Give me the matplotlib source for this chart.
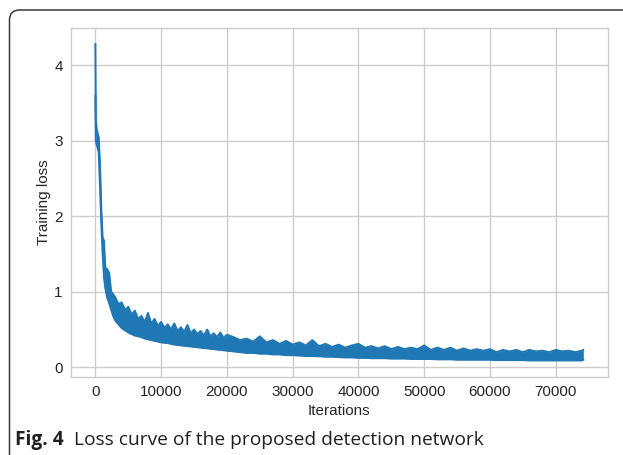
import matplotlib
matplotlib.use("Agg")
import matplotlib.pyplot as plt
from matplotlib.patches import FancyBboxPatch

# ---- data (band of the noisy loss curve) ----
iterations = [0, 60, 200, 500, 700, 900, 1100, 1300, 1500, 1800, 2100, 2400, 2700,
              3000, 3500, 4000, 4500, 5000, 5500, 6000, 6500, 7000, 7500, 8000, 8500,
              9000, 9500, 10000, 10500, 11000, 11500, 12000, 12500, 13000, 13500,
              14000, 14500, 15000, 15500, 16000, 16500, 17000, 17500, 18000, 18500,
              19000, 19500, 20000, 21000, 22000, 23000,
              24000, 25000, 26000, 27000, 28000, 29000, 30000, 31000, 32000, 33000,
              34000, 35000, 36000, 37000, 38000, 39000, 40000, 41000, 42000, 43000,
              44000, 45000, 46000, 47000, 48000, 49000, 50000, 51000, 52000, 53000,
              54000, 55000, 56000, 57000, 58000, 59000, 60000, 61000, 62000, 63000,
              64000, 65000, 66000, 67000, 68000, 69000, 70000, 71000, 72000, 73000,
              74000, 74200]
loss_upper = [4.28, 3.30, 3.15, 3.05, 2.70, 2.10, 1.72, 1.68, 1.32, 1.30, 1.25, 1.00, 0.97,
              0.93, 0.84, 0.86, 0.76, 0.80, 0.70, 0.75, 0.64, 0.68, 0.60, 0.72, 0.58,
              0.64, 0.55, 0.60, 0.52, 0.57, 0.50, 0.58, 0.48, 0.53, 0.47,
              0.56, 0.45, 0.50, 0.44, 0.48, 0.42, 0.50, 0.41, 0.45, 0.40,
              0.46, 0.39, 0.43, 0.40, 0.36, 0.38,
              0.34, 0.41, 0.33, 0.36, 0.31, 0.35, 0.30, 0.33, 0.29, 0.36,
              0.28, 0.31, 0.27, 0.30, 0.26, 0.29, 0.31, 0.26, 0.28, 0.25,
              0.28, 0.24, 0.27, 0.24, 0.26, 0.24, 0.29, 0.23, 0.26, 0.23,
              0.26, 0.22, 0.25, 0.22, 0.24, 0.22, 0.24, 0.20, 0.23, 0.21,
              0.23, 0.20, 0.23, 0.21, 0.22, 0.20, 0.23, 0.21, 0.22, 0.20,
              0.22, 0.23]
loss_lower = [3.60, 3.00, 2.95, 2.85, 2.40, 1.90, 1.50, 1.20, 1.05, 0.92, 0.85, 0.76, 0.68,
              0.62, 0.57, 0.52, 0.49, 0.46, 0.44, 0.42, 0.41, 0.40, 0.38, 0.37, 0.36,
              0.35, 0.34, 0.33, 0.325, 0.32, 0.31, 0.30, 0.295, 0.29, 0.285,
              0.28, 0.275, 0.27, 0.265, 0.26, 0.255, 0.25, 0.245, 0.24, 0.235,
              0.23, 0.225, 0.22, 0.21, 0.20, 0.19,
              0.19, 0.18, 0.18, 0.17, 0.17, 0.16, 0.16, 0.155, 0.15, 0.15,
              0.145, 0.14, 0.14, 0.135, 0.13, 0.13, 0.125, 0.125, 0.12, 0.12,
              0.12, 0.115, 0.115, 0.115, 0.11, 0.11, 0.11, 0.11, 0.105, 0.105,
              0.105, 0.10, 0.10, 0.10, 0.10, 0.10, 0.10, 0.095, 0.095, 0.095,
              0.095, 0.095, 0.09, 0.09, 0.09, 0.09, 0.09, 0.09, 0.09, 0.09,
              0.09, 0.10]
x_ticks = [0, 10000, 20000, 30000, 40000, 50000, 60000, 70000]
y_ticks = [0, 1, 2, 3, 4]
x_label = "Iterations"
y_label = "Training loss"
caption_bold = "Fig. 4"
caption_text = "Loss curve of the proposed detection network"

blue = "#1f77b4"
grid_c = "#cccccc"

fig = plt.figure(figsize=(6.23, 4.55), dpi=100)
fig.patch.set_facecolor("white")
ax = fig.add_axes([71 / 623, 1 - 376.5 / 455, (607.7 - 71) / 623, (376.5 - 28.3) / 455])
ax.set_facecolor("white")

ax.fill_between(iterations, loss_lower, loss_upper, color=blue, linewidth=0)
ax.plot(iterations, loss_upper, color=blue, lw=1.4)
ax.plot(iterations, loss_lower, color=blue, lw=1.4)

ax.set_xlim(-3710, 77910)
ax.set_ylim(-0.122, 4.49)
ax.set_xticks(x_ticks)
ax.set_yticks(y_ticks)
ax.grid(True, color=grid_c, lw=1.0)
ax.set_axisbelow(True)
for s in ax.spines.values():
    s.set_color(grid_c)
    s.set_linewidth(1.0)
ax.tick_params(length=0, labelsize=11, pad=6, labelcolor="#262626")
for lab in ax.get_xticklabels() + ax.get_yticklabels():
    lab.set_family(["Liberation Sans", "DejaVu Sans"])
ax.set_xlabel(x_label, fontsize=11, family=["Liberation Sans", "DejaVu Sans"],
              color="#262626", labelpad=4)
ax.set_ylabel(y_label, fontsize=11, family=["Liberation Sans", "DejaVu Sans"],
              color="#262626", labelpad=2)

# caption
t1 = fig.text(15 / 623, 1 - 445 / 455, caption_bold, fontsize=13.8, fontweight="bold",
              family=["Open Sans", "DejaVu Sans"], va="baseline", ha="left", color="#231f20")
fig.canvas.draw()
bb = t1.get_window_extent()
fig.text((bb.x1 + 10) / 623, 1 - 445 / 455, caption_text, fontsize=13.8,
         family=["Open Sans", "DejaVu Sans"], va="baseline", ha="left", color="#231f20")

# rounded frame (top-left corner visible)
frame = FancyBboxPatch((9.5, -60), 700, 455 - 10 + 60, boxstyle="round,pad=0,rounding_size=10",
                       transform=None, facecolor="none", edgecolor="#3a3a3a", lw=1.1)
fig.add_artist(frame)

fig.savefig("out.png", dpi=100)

* * *

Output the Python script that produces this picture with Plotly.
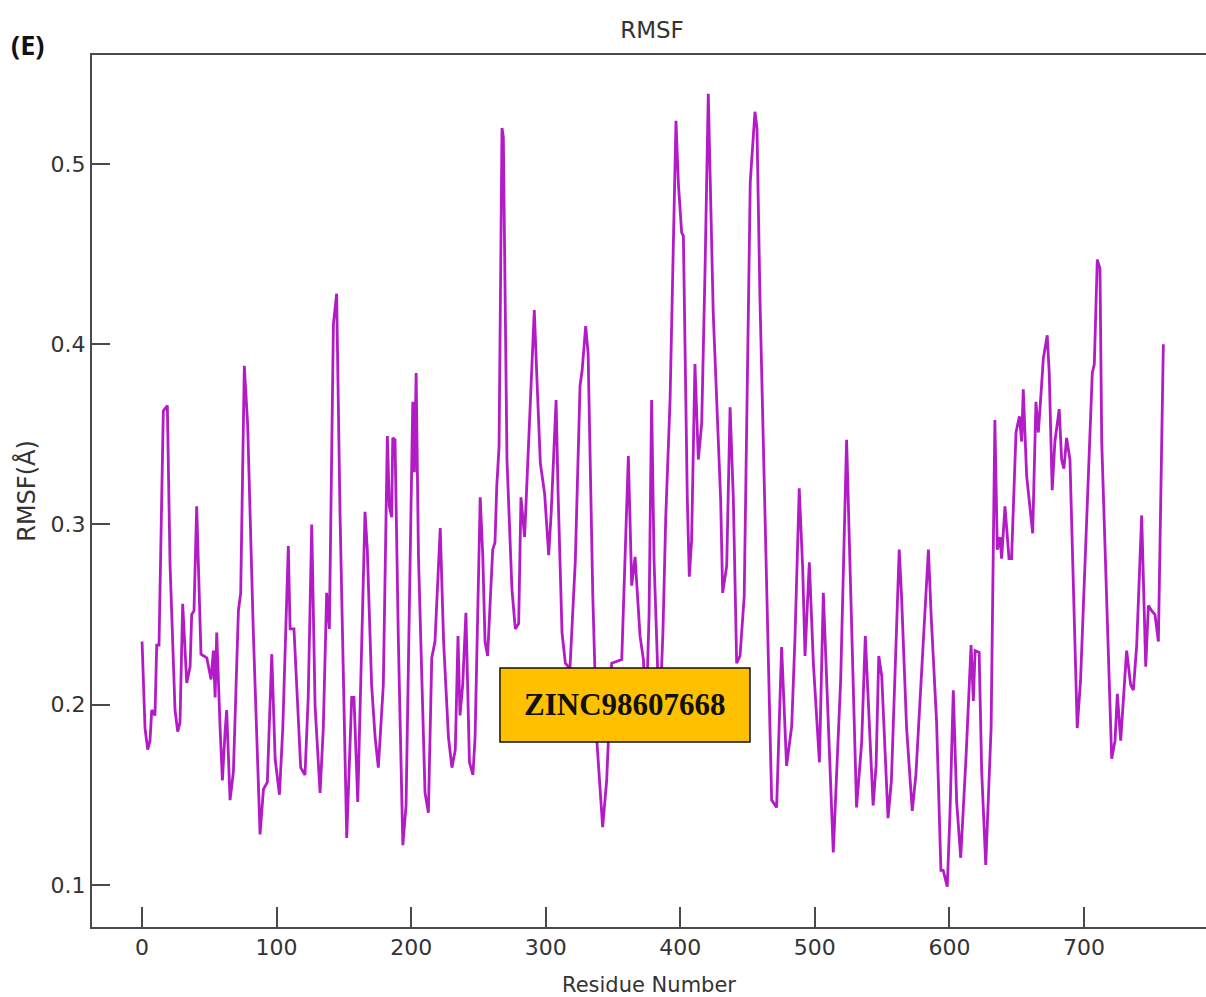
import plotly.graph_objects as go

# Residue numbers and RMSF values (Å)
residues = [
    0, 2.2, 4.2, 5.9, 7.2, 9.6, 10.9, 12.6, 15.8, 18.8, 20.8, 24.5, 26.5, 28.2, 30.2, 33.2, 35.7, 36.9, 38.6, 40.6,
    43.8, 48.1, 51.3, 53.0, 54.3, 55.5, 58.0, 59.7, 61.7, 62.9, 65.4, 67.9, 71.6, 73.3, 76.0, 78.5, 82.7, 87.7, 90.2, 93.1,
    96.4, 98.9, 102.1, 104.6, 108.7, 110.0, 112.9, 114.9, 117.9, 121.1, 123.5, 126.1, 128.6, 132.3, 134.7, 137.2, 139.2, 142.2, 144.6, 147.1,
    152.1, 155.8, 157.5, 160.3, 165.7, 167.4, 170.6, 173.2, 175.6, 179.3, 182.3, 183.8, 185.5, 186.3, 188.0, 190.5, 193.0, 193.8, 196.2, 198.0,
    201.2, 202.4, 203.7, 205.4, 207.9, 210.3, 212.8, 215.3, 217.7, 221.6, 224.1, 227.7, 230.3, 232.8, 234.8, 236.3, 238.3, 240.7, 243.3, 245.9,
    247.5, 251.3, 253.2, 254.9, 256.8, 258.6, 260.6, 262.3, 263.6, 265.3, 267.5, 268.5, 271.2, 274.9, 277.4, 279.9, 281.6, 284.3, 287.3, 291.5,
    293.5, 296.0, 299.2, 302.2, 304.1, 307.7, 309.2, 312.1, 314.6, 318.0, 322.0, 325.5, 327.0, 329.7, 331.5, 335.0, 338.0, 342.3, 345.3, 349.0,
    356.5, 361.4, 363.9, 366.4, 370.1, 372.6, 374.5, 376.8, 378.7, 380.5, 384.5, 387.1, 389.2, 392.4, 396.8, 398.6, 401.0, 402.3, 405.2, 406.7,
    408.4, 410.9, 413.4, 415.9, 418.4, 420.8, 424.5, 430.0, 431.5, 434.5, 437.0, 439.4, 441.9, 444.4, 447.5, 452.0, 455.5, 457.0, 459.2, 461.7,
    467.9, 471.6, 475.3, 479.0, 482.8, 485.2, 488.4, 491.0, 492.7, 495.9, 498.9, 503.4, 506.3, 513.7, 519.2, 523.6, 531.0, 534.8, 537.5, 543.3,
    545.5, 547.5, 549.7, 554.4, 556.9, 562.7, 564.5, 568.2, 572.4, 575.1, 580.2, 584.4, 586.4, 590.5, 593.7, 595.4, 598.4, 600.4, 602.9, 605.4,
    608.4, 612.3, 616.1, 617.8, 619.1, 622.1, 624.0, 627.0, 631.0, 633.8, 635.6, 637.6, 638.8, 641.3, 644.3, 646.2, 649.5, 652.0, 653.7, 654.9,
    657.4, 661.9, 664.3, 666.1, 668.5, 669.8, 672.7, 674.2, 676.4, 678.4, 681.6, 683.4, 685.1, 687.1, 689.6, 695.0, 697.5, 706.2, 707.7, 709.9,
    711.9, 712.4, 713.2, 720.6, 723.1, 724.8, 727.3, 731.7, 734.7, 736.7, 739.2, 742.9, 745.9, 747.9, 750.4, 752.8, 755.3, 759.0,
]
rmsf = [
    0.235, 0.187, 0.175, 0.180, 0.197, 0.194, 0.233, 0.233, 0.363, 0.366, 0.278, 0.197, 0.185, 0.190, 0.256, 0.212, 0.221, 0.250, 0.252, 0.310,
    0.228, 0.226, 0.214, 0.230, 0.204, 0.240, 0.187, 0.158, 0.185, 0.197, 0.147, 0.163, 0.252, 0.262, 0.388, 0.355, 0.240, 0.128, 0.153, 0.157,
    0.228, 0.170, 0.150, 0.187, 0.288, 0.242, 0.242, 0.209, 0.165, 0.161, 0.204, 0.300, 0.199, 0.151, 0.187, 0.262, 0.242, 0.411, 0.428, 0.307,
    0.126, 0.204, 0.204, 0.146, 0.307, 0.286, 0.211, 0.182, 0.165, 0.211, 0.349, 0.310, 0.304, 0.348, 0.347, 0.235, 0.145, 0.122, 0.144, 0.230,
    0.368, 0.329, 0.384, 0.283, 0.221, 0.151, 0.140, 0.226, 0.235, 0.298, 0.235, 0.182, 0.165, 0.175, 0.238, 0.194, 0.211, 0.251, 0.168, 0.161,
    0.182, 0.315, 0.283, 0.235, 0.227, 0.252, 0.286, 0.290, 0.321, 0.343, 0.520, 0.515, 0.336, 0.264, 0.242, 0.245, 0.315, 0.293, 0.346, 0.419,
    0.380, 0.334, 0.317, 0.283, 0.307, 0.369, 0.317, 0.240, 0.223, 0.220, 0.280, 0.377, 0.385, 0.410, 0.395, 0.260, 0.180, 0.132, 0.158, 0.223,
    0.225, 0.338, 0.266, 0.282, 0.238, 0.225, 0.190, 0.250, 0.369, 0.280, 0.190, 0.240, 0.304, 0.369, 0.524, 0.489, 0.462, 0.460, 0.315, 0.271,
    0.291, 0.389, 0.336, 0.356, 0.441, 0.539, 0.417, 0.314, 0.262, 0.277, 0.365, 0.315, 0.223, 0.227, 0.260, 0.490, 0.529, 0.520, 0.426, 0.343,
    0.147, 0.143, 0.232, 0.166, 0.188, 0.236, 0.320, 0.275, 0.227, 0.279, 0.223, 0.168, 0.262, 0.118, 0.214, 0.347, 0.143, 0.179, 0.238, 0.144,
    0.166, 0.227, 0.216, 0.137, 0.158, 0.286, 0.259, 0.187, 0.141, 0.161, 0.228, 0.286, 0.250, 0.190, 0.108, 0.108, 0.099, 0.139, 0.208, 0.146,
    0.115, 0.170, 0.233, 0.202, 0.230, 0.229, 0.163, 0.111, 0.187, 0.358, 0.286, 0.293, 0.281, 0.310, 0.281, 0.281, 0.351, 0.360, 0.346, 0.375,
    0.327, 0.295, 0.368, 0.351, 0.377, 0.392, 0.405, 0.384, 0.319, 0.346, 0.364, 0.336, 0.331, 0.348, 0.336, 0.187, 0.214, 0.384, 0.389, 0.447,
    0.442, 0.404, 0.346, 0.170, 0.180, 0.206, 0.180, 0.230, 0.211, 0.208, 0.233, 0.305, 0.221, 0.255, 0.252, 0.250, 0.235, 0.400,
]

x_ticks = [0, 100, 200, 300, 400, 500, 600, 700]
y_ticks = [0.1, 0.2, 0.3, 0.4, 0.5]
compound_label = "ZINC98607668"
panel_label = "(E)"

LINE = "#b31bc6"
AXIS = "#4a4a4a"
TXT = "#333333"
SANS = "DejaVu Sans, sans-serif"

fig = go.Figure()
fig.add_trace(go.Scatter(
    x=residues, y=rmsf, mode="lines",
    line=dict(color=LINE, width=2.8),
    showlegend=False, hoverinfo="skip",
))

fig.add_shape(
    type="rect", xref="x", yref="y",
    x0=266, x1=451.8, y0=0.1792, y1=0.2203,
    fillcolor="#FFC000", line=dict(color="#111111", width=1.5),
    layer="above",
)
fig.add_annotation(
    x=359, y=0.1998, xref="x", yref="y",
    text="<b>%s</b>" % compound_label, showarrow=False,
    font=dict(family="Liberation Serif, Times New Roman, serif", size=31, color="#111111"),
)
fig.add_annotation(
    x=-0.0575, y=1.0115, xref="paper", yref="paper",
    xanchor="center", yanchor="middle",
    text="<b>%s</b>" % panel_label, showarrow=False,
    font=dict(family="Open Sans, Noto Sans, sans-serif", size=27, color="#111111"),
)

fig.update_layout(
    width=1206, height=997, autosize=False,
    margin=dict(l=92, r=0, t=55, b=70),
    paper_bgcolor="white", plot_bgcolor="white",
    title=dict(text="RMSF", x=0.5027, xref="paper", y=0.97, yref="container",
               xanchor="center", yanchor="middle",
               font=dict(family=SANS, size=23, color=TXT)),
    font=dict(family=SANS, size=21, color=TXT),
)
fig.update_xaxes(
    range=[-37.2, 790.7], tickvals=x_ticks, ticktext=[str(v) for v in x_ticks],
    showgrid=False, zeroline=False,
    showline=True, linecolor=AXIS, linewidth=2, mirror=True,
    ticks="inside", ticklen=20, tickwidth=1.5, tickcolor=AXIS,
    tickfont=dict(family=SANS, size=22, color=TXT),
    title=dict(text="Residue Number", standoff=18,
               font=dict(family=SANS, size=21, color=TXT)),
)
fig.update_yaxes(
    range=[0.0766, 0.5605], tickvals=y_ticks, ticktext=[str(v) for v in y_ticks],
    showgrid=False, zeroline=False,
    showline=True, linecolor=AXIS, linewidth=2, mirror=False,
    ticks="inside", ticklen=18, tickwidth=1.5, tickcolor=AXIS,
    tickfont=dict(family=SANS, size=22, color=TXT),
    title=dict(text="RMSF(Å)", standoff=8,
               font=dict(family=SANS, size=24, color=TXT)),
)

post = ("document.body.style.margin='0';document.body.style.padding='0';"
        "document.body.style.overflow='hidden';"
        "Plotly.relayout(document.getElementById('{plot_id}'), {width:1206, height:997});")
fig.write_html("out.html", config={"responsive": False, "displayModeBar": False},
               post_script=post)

* * *

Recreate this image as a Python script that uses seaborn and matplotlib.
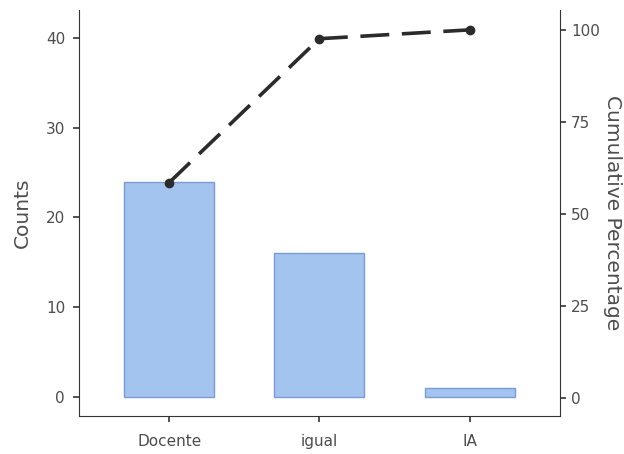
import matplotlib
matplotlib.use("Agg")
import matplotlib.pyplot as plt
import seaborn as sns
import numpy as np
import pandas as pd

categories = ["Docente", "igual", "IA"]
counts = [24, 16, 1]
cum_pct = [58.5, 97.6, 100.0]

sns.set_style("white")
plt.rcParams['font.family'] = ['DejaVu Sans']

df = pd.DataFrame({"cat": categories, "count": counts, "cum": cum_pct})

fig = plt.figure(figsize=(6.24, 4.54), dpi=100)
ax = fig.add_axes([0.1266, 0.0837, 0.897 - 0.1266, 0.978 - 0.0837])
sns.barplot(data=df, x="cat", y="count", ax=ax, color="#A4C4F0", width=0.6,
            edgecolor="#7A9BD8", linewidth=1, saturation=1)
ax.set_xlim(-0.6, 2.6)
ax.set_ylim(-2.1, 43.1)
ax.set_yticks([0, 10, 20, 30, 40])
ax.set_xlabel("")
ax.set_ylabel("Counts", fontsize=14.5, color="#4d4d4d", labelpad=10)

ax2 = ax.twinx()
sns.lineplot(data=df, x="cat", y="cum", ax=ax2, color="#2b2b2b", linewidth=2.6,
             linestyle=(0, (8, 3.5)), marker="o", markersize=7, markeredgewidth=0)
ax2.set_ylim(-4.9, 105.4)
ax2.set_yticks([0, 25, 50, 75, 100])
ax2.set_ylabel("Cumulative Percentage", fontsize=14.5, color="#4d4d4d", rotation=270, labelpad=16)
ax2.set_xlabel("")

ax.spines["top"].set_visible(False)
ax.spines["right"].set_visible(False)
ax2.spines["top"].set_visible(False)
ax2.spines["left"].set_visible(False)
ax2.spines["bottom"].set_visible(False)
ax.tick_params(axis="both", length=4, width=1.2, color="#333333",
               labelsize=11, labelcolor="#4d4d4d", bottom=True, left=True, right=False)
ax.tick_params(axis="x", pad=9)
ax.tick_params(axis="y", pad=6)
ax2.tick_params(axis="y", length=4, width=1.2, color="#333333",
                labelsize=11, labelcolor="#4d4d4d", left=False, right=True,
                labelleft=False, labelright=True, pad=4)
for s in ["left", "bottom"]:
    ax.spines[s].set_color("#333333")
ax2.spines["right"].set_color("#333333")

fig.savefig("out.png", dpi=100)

§ WHAT THE EXERCISE ASKS
Go back to the lines above and output, exactly as they stand, the ones from the line containing "Give me the matplotlib source for this chart." to the line containing "from matplotlib.patches import FancyBboxPatch". Leave all pictures behind.

§ TASK RESPONSE
Give me the matplotlib source for this chart.
import matplotlib
matplotlib.use("Agg")
import matplotlib.pyplot as plt
from matplotlib.patches import FancyBboxPatch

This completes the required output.